You are now supporting several languages, nice, it’s time to automate! Please don’t open the string file in each language to add your keys, this is the best way to make mistakes.

Instead, for small to medium projects, you can easily create a shared document on Google Spreadsheet with a “key” column and a column for each supported language, and write a small script to download the sheet as a CSV file and generate one .string file per language.

Good habits makes your life easier

What if I’m doing a really quick and dirty test and don’t want to take the few seconds to write the localizable for it? I understand, and I do it sometimes, in this case, just make sure to:

  1. take note that this piece of code will need localization later
  2. be consistent so that you can retrieve all the places that need localization in one go.

I usually add a // TODO: i18n before or after the code using hard-coded text, it’s easy, and because I always use the same text in the comment, all the occurrences will show up in one project search.

Please use MARK pre-processor directive

In Xcode, the // MARK: and // MARK: - pre-processor directive allows you to create separations in your Swift source files. This directive does not change the behavior of your code, it’s just here to help organizing it.

When, why and how should I use them?

You should use marks to separate the code of your source file into sections.
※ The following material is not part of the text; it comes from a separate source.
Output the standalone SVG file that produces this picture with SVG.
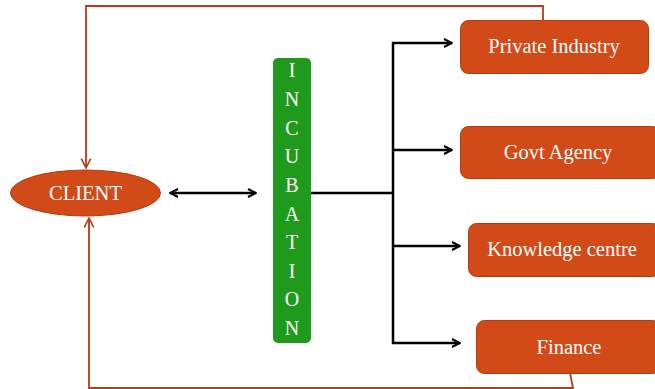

These sections should represent logic units and/or group of declarations (outlets / functions) that are going with each other.

By grouping your code this way, you will often come to realize something doesn’t belong to any category: in this case, it probably belongs elsewhere than in this class, this is a good signal that you could refactor this function or piece of code into another file / class.

Additionally if you end up having groups named “utils” or “utilities”, it’s again a good signal a refactor is needed.

Finally in Xcode 11, the mini-map will highlight these marks, using them will therefore become more important than ever.

Difference between // MARK: and // MARK: –

The difference is subtle but exists, with the added - at the end of // MARK:, Xcode symbol explorer adds a separator before the mark, so when clicking on your symbols in this bar:

it will look like this:

instead of this:

I personally only use the // MARK: - syntax.

Create a snippet

Creating a Xcode snippet allows you to add marks faster and ensure you are using a consistent format thanks to auto-completion.

To create a snippet in Xcode:

  1. from the status bar, click on “Editor” then “Create Code Snippet”
  2. give a name to your snippet (eg: MARK)
  3. Choose a “Completion Shortcut” keyword, I use lowercase “mark” so that writing the beginning of the word triggers the auto-completion
  4. Choose “All” for Completion Scopes
  5. Enter // MARK: - <#category#> in the text box

To use the snippet, start tapping “mark” in your code editor and let the auto-completion do the work.